- [DESCRIPTION OF THE TASK]:
Repeat the material exactly from its first line to the line that includes "YAxis, CartesianGrid, ReferenceLine". Skip pictures.

- [INFORMATION SHOWN]:
# # #

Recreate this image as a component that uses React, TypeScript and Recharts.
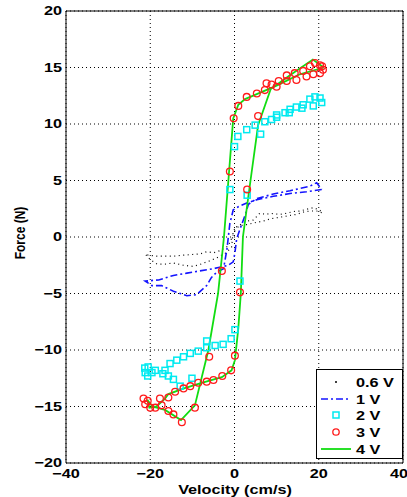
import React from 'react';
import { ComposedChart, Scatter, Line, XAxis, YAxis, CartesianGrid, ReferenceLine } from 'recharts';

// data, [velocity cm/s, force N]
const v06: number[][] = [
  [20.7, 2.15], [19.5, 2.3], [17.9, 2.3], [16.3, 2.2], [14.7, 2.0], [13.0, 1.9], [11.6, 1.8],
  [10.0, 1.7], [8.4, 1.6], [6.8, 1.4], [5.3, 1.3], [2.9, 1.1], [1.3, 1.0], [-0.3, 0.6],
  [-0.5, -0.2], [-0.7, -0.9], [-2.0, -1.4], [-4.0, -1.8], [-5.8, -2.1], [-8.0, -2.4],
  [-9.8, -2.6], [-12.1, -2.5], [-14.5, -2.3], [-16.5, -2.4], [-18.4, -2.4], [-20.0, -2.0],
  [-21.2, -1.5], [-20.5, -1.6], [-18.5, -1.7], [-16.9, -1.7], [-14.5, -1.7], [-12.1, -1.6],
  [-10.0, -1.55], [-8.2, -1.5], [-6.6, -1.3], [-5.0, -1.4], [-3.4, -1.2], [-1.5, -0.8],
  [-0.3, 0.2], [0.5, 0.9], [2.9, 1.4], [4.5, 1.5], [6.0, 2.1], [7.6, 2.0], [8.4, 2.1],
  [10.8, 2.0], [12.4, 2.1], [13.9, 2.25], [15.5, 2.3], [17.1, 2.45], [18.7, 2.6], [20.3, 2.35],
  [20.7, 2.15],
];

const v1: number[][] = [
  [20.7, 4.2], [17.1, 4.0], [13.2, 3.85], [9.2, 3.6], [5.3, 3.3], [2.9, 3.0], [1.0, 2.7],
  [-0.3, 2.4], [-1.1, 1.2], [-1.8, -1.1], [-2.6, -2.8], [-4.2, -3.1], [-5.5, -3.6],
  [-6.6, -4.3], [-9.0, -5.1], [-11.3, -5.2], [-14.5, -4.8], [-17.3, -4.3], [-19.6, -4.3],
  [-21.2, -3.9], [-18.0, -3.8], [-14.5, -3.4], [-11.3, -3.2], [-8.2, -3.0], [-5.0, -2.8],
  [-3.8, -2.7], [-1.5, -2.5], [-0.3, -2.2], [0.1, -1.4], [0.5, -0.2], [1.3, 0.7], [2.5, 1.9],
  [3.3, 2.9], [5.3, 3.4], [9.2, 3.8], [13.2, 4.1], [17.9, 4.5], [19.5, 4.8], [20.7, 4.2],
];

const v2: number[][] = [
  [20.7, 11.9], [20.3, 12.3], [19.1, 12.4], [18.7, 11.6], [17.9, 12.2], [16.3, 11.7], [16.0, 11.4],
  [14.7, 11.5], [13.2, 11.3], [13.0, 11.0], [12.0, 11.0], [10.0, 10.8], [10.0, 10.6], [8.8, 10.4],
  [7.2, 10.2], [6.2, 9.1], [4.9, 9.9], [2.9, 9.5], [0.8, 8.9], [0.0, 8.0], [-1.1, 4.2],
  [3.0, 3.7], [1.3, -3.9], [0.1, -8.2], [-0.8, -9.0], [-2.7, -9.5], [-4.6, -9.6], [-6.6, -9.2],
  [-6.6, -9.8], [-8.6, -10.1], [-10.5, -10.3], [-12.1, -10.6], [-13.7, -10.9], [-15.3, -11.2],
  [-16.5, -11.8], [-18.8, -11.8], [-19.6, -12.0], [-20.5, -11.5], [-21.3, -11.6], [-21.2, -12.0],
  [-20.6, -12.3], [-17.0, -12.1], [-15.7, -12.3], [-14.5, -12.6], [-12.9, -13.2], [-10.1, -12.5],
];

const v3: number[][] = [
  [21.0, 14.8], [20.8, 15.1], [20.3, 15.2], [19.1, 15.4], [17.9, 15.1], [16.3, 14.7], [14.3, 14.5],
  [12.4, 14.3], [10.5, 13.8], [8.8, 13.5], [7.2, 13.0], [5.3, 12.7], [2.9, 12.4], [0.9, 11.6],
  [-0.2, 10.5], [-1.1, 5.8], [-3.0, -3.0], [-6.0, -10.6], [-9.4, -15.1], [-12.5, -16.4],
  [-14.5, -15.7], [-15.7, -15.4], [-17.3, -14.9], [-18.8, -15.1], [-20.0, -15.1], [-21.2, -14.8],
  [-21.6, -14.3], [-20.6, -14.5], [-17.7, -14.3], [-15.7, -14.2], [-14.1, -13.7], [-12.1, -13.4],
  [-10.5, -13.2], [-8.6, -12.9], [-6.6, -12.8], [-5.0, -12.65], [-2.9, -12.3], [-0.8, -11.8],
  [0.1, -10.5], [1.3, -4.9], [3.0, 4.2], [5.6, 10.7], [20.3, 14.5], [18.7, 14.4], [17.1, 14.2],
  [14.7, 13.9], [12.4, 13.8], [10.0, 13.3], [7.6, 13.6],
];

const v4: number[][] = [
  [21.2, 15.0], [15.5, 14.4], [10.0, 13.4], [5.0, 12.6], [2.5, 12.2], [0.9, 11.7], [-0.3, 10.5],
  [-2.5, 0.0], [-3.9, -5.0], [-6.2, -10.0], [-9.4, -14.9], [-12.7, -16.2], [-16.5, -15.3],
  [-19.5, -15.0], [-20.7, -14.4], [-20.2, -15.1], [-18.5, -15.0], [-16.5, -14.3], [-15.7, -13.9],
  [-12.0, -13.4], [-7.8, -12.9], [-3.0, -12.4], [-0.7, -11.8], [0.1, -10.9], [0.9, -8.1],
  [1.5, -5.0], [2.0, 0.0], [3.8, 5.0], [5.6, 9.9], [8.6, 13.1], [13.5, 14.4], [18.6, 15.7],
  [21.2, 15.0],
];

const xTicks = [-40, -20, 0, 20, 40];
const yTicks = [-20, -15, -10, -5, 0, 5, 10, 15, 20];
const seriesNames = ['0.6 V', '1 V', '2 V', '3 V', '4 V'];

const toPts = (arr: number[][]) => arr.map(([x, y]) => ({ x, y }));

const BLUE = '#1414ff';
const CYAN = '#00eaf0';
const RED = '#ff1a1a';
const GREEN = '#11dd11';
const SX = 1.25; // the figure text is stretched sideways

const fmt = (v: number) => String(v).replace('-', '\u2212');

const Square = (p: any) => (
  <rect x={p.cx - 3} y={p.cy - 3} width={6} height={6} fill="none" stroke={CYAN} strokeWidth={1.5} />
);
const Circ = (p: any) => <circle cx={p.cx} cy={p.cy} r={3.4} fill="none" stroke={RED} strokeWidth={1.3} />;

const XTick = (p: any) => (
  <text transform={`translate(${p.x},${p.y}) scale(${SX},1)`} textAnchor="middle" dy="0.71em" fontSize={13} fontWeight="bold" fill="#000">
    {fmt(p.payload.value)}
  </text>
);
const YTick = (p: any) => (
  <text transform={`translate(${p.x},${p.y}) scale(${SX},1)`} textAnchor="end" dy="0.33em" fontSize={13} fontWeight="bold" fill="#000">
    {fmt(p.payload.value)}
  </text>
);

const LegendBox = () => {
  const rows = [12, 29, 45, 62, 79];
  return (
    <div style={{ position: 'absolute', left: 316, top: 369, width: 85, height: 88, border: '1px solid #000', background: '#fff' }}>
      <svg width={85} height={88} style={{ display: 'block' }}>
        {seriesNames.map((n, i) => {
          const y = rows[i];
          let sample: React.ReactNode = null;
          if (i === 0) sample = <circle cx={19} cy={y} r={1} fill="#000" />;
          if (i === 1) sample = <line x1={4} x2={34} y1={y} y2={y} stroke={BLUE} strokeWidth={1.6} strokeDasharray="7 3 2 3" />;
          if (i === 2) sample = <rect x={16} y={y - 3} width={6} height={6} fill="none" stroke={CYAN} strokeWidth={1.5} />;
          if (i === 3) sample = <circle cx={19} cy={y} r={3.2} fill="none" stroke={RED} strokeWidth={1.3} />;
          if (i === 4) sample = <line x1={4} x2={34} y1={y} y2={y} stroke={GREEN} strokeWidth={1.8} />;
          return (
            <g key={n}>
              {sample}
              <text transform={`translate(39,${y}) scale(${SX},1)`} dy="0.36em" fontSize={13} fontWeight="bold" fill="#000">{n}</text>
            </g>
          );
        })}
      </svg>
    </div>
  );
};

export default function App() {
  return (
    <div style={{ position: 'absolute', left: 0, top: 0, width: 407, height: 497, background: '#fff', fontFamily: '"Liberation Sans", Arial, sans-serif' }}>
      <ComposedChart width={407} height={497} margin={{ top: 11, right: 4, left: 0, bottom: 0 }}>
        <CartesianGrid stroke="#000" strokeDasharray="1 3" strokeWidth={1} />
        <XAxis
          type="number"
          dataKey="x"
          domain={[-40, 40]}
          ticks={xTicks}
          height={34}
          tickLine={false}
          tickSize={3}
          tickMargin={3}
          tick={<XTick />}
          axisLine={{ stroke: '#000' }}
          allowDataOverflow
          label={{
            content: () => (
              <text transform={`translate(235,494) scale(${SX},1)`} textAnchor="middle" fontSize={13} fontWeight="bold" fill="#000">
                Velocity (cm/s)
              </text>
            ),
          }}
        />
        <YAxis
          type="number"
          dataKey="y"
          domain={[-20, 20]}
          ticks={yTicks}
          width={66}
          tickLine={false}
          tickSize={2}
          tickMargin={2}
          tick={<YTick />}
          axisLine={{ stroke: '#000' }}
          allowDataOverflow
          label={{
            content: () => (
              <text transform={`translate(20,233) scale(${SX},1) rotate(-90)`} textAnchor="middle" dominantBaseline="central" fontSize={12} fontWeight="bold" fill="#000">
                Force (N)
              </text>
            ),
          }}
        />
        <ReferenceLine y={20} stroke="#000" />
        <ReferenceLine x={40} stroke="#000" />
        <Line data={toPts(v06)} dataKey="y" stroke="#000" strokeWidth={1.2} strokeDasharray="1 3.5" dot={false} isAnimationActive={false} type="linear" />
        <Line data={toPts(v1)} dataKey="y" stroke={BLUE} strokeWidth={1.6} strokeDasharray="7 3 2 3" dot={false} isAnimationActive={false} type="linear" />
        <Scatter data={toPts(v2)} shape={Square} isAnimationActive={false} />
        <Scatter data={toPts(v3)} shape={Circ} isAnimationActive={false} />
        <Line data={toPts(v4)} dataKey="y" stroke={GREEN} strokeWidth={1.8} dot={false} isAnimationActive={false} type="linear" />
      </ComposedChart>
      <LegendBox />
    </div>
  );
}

# # #

- [WORKED SOLUTION]:
Recreate this image as a component that uses React, TypeScript and Recharts.
import React from 'react';
import { ComposedChart, Scatter, Line, XAxis, YAxis, CartesianGrid, ReferenceLine } from 'recharts';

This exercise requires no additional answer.